Wednesday, January 28, 2015

Greece's Crazy Leftists Have a Good Idea

172 JAN 27, 2015 12:01 AM EST
By The Editors
 Bloomberg
Amid the populist rhetoric that propelled the far-left Syriza party to victory in Greece's parliamentary elections, there's one idea that Germany in particular should take to heart: revive growth in the euro area by giving the hardest-hit countries a break on their debts.

Syriza leader Alexis Tsipras, who was sworn in Monday as Greece's new prime minister, has long been calling for a "European debt conference" -- a summit meeting at which the region's leaders would reduce the debilitating obligations of Greece and other financially troubled euro-area governments. Unlike the rest of the party's program, this idea makes sense.

Greece has already been granted some debt relief, but not enough to make its fiscal position sustainable.
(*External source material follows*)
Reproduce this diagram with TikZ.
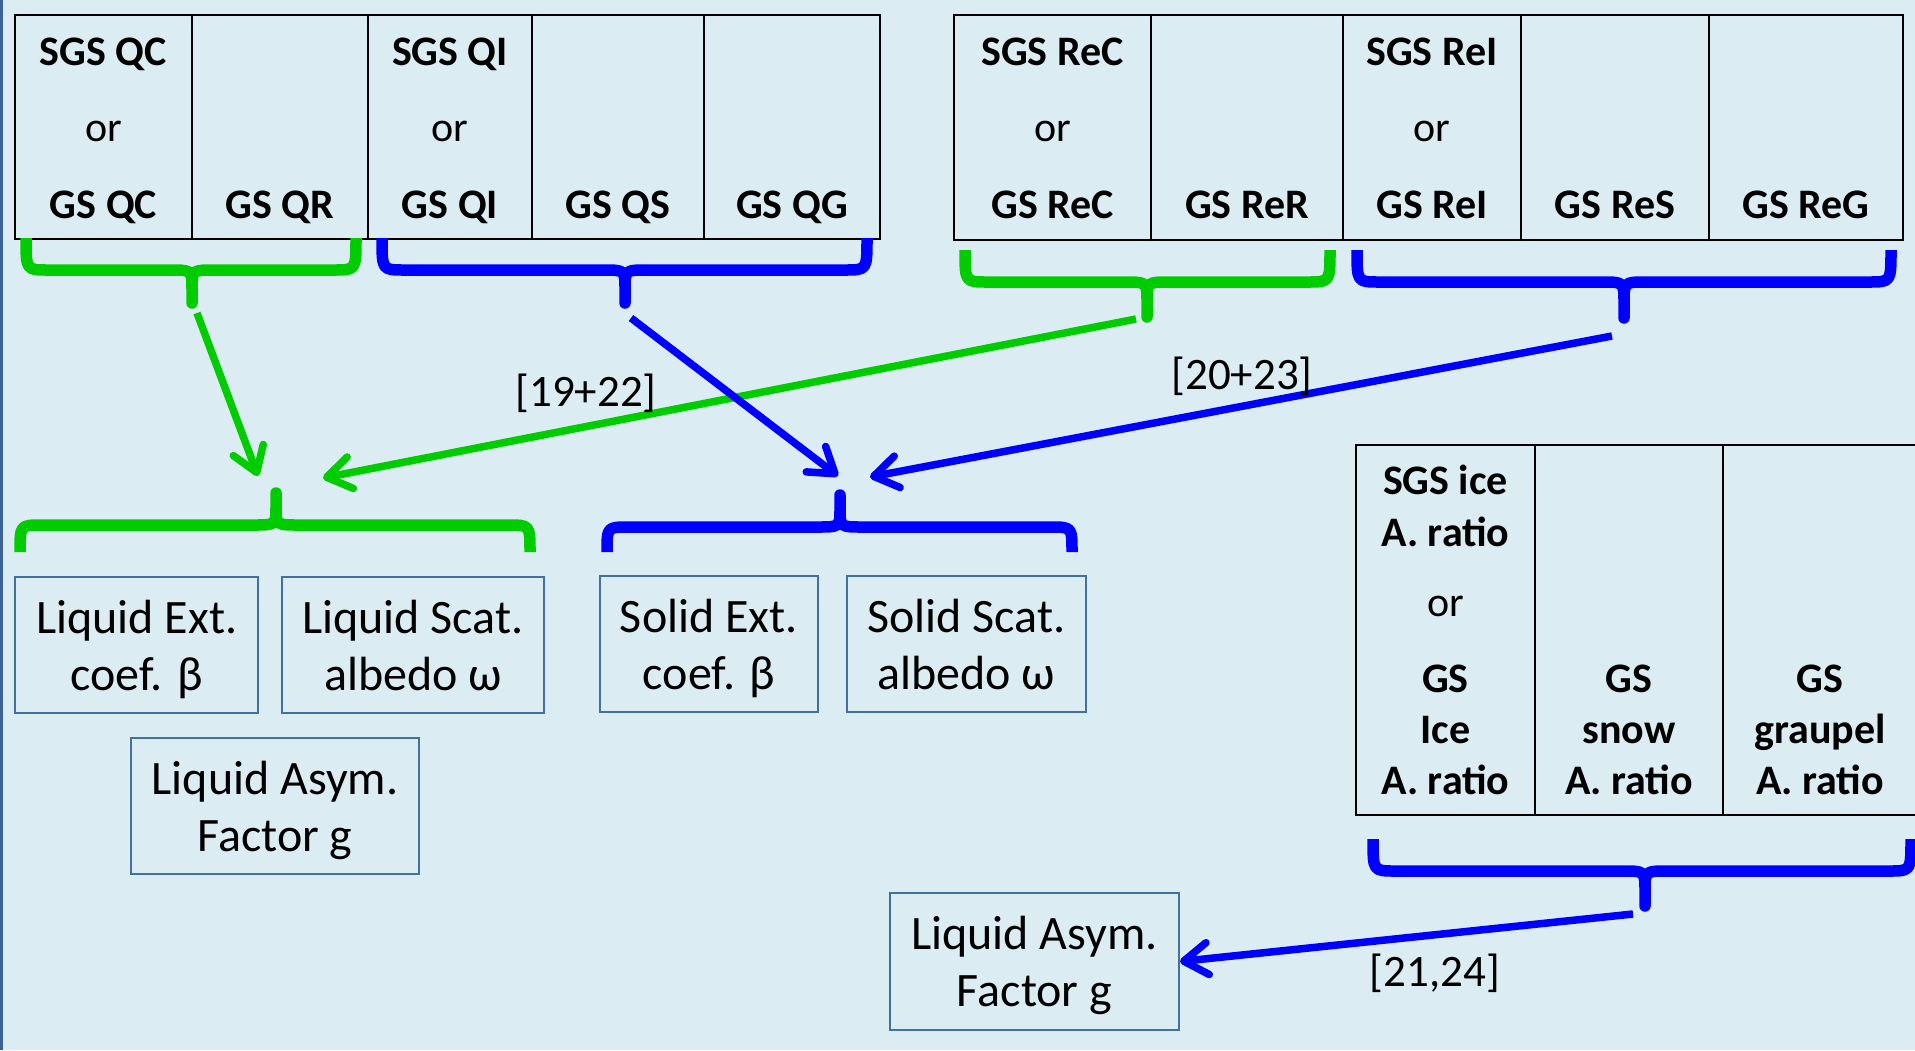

Tsipras is calling for a writedown of about one-third.

There's plenty of historical precedent for relief on this scale. One case in particular ought to resonate with German officials, who are among the most steadfast opponents of debt relief. After World War 2, Germany's creditors recognized that full payment of the country's debts would make revival harder and could destabilize the whole of Europe. In 1953, they agreed to forgive about 50 percent of West Germany's debts, and made the rest contingent on economic performance. The creditor countries acknowledged at the time that the debt relief was in their own interests.

Today, Germany is the most powerful creditor nation in the euro area. A prolonged financial and economic crisis -- together with fiscal and regulatory mismanagement on all sides -- has left Greece and others in financial distress. Concerned that further debt relief would encourage profligacy, Germany opposes writedowns and insists on severe fiscal austerity. The results have been disastrous. In Greece, one in four workers is unemployed and -- by one estimate -- almost half the population is now in poverty.

This enforced hardship isn't improving the countries' ability to pay their debts or helping the European Union's economic prospects. Slow growth has eroded the fiscal benefits of austerity. Despite spending cuts and tax increases, Greece, Italy, Portugal, Spain and even France will be unable to get their ratios of debt to gross domestic product down to the euro area's permitted maximum of 60 percent in the foreseeable future.

Debt forgiveness tied to pro-growth economic reforms would help. In some countries, the cost of servicing debt exceeds 10 percent of government expenditures. Some of this money would be better used for spending that would put people back to work. Higher employment and faster growth would make it easier for governments to pay their remaining obligations. That's why, in circumstances as dire as these, the true cost of debt relief to creditors is low, at worst, and in some cases could even be negative.

There'd be other benefits too -- above all, easing the suffering already inflicted on Greece and others, and restoring popular support for the European project. As a principal stakeholder in that project, Germany stands to gain a lot. Its refusal to countenance further debt relief is economically damaging and politically dangerous. For its own sake, Germany should think again.